最初为了约会,即便有时不允许堂食等约会,也会约她在晚上吃好晚饭,叫她陪我一起坐上傍晚空无一人的巴士,观望窗外空荡的夜晚新加坡,再随意地挑选一个巴士站,一起散步聊天回到住处。那时的时间就像初中上最不喜欢的数学课,虽然环境无聊压抑,但是自己私下却在和朋友玩有趣的游戏。丝毫不觉时间冗长,反而非常短暂而欢乐。有时候,也会很简单地站在我们的小居外的阳台,坐着看外面下大雨。长久如此,能时而麻痹生活中的疫情压抑和思乡之情。
家
新冠疫情,对我的生活影响很大,经历了人生中较为重要的考试后,据我下一个入学时间长达四个月之久,不得已只能申请白卡延长。

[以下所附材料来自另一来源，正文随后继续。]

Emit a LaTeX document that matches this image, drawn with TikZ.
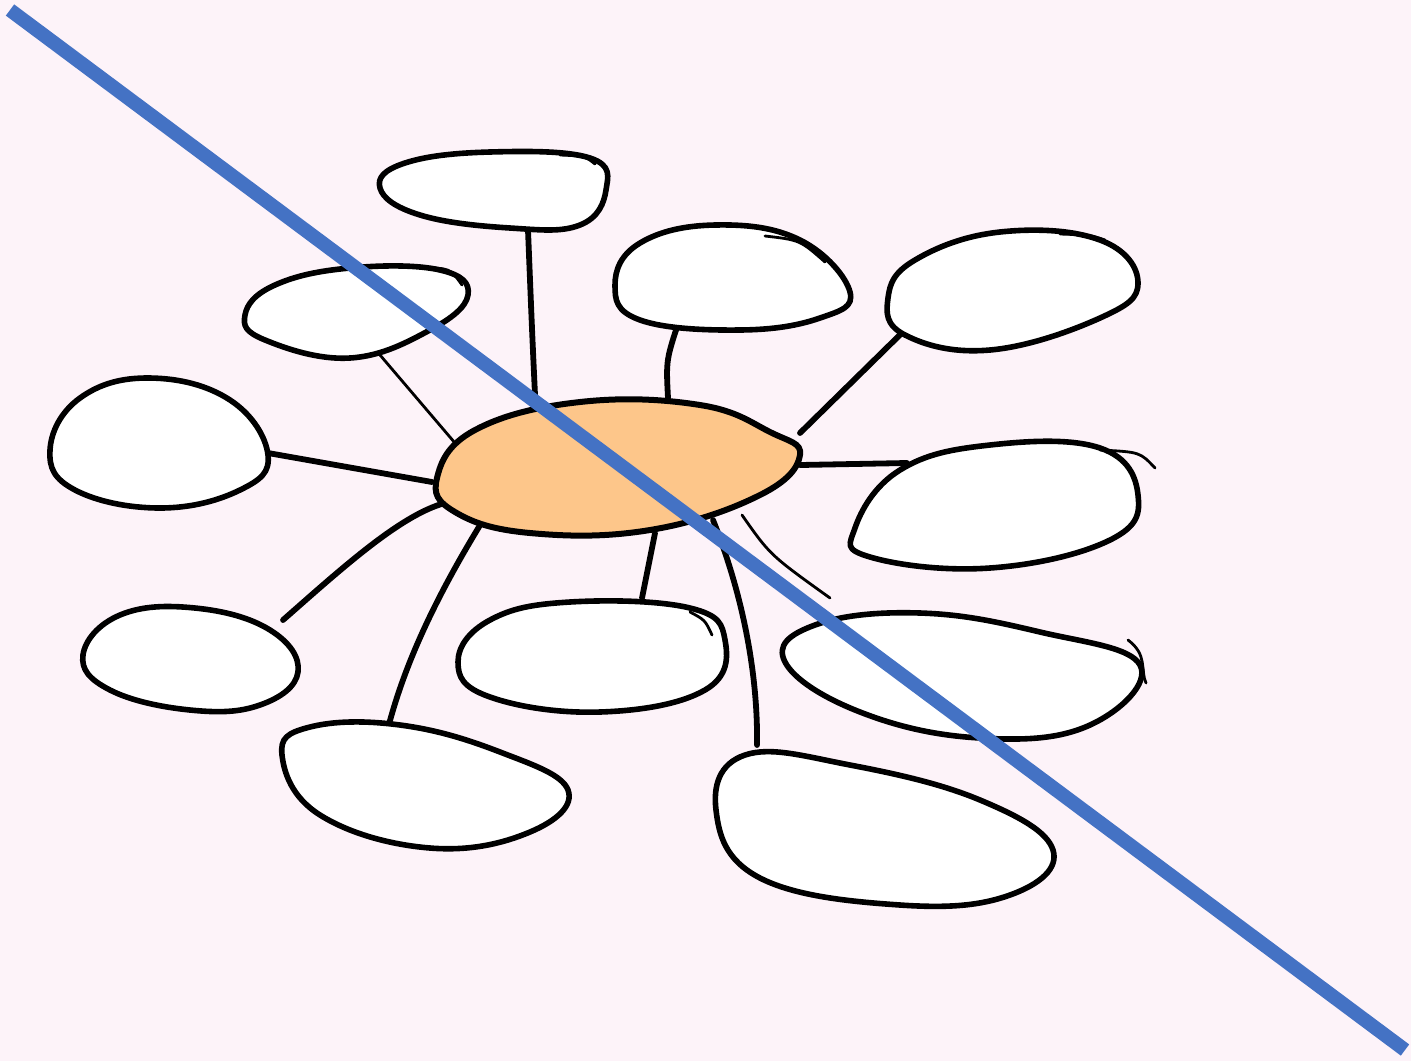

最令我心情五味杂陈的是同父母通话,虽我总是主张将通话气氛变得嘻嘻哈哈,淡化不能回家的事实,但试问又有哪个离家之人是不思家,游离之人是不念父母的呢。母亲是会将自己对我的思念全盘吐出的人,不会丝毫地掩饰对我的想念,总是说为了避免想念甚切,一定要让自己陷入忙碌,否则回到家中便是巨大的落空,觉得家里总是缺少些什么。父亲更是让我心情沉重,总是大言于我令我坚强,不要轻作回国之念。但我也不能将他言语之中对我的思念和故作坚强的那种如山般沉重的心系家中游子的心情视若无睹。越是从未说过盼我回家,越是能明白父亲是多么用心。
随着伴侣的工作压力和思乡。不知间,回家的抉择权力和需对选择肩担的责任完全地落入了我的身上。但总是须再慎重慎重,一方面要怕回家就要面临学业和工作的压力,一方面要怕过程过于繁琐,消费过于庞大。最重要的,也怕此时回家会给国家添加压力。看着国内防治疫情如此之成功,实在不忍此时擅退,耽误国家之大功。
恰当每次风和日丽闲暇之时,不禁寻一开阔地向北而望,想想家乡现在应是凛冬飘雪,过年家人没有自己在又是什么滋味。回到家后,不以自己拙劣的文笔而羞,写下这篇回忆在新加坡和疫情相处的日子。用两句自作打油诗勉励自己和共在新加坡的同僚们,时刻提醒自己坚持下去的选择是对的。
今当天下游子心,四海无处不家乡。